━━━ INFORMATION SUPPLIED

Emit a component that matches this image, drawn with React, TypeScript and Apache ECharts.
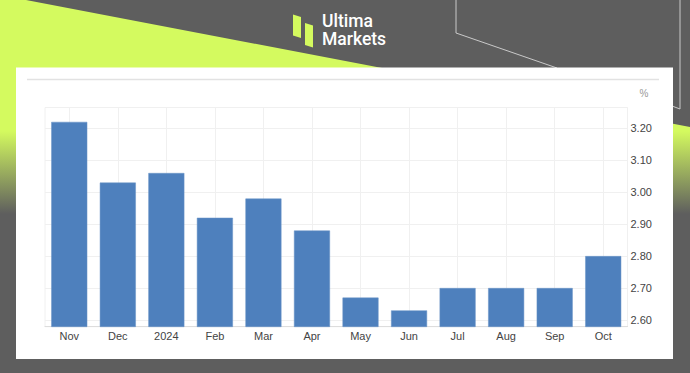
import React, { useEffect, useRef } from "react";
import * as echarts from "echarts";

const categories = ["Nov", "Dec", "2024", "Feb", "Mar", "Apr", "May", "Jun", "Jul", "Aug", "Sep", "Oct"];
const values = [3.22, 3.03, 3.06, 2.92, 2.98, 2.88, 2.67, 2.63, 2.7, 2.7, 2.7, 2.8];
const yMin = 2.579;
const yMax = 3.265;
const unitLabel = "%";
const brandLines = ["Ultima", "Markets"];

const LIME = "#d4fa5f";
const GRAY = "#5e5e5e";

export default function App() {
  const ref = useRef<HTMLDivElement>(null);
  useEffect(() => {
    if (!ref.current) return;
    const chart = echarts.init(ref.current, null, { renderer: "svg" });
    const option: any = {
      animation: false,
      backgroundColor: GRAY,
      graphic: [
        {
          type: "polygon",
          z: -100,
          shape: { points: [[0, 0], [26, 0], [690, 127], [690, 230], [0, 230]] },
          style: {
            fill: new echarts.graphic.LinearGradient(0, 0, 0, 1, [
              { offset: 0, color: LIME },
              { offset: 0.57, color: LIME },
              { offset: 0.93, color: GRAY },
              { offset: 1, color: GRAY },
            ]),
          },
        },
        {
          type: "polyline",
          z: -99,
          shape: { points: [[456, 0], [456, 33], [557, 68]] },
          style: { stroke: "#c9c9c9", lineWidth: 1, fill: null },
        },
        {
          type: "polyline",
          z: -99,
          shape: { points: [[680, 0], [680, 109], [672, 106]] },
          style: { stroke: "#c9c9c9", lineWidth: 1, fill: null },
        },
        {
          type: "rect",
          z: -98,
          shape: { x: 16, y: 67.5, width: 657, height: 291.5 },
          style: { fill: "#ffffff" },
        },
        {
          type: "line",
          z: -97,
          shape: { x1: 27, y1: 79.5, x2: 659, y2: 79.5 },
          style: { stroke: "#e2e2e2", lineWidth: 1.5 },
        },
        {
          type: "text",
          z: 10,
          x: 644,
          y: 93,
          style: {
            text: unitLabel,
            fill: "#999999",
            fontSize: 10,
            fontFamily: "Liberation Sans, Arial, sans-serif",
            align: "center",
            verticalAlign: "middle",
          },
        },
        {
          type: "polygon",
          z: 10,
          shape: { points: [[293, 14.5], [301, 17], [301, 38], [293, 35.5]] },
          style: { fill: LIME },
        },
        {
          type: "polygon",
          z: 10,
          shape: { points: [[305, 23], [313, 25.5], [313, 47.5], [305, 45]] },
          style: { fill: LIME },
        },
        {
          type: "text",
          z: 10,
          x: 322,
          y: 21.2,
          style: {
            text: brandLines[0],
            fill: "#ffffff",
            fontSize: 17.5,
            lineHeight: 16,
            fontWeight: 500,
            fontFamily: "Roboto, sans-serif",
            align: "left",
            verticalAlign: "middle",
          },
        },
        {
          type: "text",
          z: 10,
          x: 322,
          y: 39.4,
          style: {
            text: brandLines[1],
            fill: "#ffffff",
            fontSize: 17.5,
            lineHeight: 16,
            fontWeight: 500,
            fontFamily: "Roboto, sans-serif",
            align: "left",
            verticalAlign: "middle",
          },
        },
      ],
      grid: {
        left: 45,
        right: 62.5,
        top: 107.5,
        bottom: 46.3,
        show: true,
        borderColor: "#f0f0f0",
        borderWidth: 1,
        backgroundColor: "transparent",
      },
      xAxis: {
        type: "category",
        data: categories,
        axisLine: { lineStyle: { color: "#dddddd", width: 1 } },
        axisTick: { show: false, alignWithLabel: true },
        axisLabel: {
          color: "#444444",
          fontSize: 11,
          fontFamily: "Liberation Sans, Arial, sans-serif",
          margin: 4,
        },
        splitLine: { show: true, alignWithLabel: true, lineStyle: { color: "#f0f0f0", width: 1 } },
      },
      yAxis: {
        type: "value",
        position: "right",
        min: yMin,
        max: yMax,
        splitNumber: 6,
        axisLine: { show: false },
        axisTick: { show: false },
        axisLabel: {
          color: "#444444",
          fontSize: 11,
          fontFamily: "Liberation Sans, Arial, sans-serif",
          margin: 3,
          showMinLabel: false,
          showMaxLabel: false,
          formatter: (v: number) => v.toFixed(2),
        },
        splitLine: { show: true, lineStyle: { color: "#f0f0f0", width: 1 } },
      },
      series: [
        {
          type: "bar",
          data: values,
          barWidth: 36,
          itemStyle: { color: "#4e80bd", borderColor: "#6892c6", borderWidth: 0.5 },
        },
      ],
    };
    chart.setOption(option);
    return () => chart.dispose();
  }, []);
  return (
    <div
      ref={ref}
      style={{ position: "fixed", left: 0, top: 0, width: 690, height: 373 }}
    />
  );
}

━━━━━━

Give an exact reproduction of every line, leaving out any picture.

Emit a component that matches this image, drawn with React, TypeScript and Apache ECharts.
import React, { useEffect, useRef } from "react";
import * as echarts from "echarts";

const categories = ["Nov", "Dec", "2024", "Feb", "Mar", "Apr", "May", "Jun", "Jul", "Aug", "Sep", "Oct"];
const values = [3.22, 3.03, 3.06, 2.92, 2.98, 2.88, 2.67, 2.63, 2.7, 2.7, 2.7, 2.8];
const yMin = 2.579;
const yMax = 3.265;
const unitLabel = "%";
const brandLines = ["Ultima", "Markets"];

const LIME = "#d4fa5f";
const GRAY = "#5e5e5e";

export default function App() {
  const ref = useRef<HTMLDivElement>(null);
  useEffect(() => {
    if (!ref.current) return;
    const chart = echarts.init(ref.current, null, { renderer: "svg" });
    const option: any = {
      animation: false,
      backgroundColor: GRAY,
      graphic: [
        {
          type: "polygon",
          z: -100,
          shape: { points: [[0, 0], [26, 0], [690, 127], [690, 230], [0, 230]] },
          style: {
            fill: new echarts.graphic.LinearGradient(0, 0, 0, 1, [
              { offset: 0, color: LIME },
              { offset: 0.57, color: LIME },
              { offset: 0.93, color: GRAY },
              { offset: 1, color: GRAY },
            ]),
          },
        },
        {
          type: "polyline",
          z: -99,
          shape: { points: [[456, 0], [456, 33], [557, 68]] },
          style: { stroke: "#c9c9c9", lineWidth: 1, fill: null },
        },
        {
          type: "polyline",
          z: -99,
          shape: { points: [[680, 0], [680, 109], [672, 106]] },
          style: { stroke: "#c9c9c9", lineWidth: 1, fill: null },
        },
        {
          type: "rect",
          z: -98,
          shape: { x: 16, y: 67.5, width: 657, height: 291.5 },
          style: { fill: "#ffffff" },
        },
        {
          type: "line",
          z: -97,
          shape: { x1: 27, y1: 79.5, x2: 659, y2: 79.5 },
          style: { stroke: "#e2e2e2", lineWidth: 1.5 },
        },
        {
          type: "text",
          z: 10,
          x: 644,
          y: 93,
          style: {
            text: unitLabel,
            fill: "#999999",
            fontSize: 10,
            fontFamily: "Liberation Sans, Arial, sans-serif",
            align: "center",
            verticalAlign: "middle",
          },
        },
        {
          type: "polygon",
          z: 10,
          shape: { points: [[293, 14.5], [301, 17], [301, 38], [293, 35.5]] },
          style: { fill: LIME },
        },
        {
          type: "polygon",
          z: 10,
          shape: { points: [[305, 23], [313, 25.5], [313, 47.5], [305, 45]] },
          style: { fill: LIME },
        },
        {
          type: "text",
          z: 10,
          x: 322,
          y: 21.2,
          style: {
            text: brandLines[0],
            fill: "#ffffff",
            fontSize: 17.5,
            lineHeight: 16,
            fontWeight: 500,
            fontFamily: "Roboto, sans-serif",
            align: "left",
            verticalAlign: "middle",
          },
        },
        {
          type: "text",
          z: 10,
          x: 322,
          y: 39.4,
          style: {
            text: brandLines[1],
            fill: "#ffffff",
            fontSize: 17.5,
            lineHeight: 16,
            fontWeight: 500,
            fontFamily: "Roboto, sans-serif",
            align: "left",
            verticalAlign: "middle",
          },
        },
      ],
      grid: {
        left: 45,
        right: 62.5,
        top: 107.5,
        bottom: 46.3,
        show: true,
        borderColor: "#f0f0f0",
        borderWidth: 1,
        backgroundColor: "transparent",
      },
      xAxis: {
        type: "category",
        data: categories,
        axisLine: { lineStyle: { color: "#dddddd", width: 1 } },
        axisTick: { show: false, alignWithLabel: true },
        axisLabel: {
          color: "#444444",
          fontSize: 11,
          fontFamily: "Liberation Sans, Arial, sans-serif",
          margin: 4,
        },
        splitLine: { show: true, alignWithLabel: true, lineStyle: { color: "#f0f0f0", width: 1 } },
      },
      yAxis: {
        type: "value",
        position: "right",
        min: yMin,
        max: yMax,
        splitNumber: 6,
        axisLine: { show: false },
        axisTick: { show: false },
        axisLabel: {
          color: "#444444",
          fontSize: 11,
          fontFamily: "Liberation Sans, Arial, sans-serif",
          margin: 3,
          showMinLabel: false,
          showMaxLabel: false,
          formatter: (v: number) => v.toFixed(2),
        },
        splitLine: { show: true, lineStyle: { color: "#f0f0f0", width: 1 } },
      },
      series: [
        {
          type: "bar",
          data: values,
          barWidth: 36,
          itemStyle: { color: "#4e80bd", borderColor: "#6892c6", borderWidth: 0.5 },
        },
      ],
    };
    chart.setOption(option);
    return () => chart.dispose();
  }, []);
  return (
    <div
      ref={ref}
      style={{ position: "fixed", left: 0, top: 0, width: 690, height: 373 }}
    />
  );
}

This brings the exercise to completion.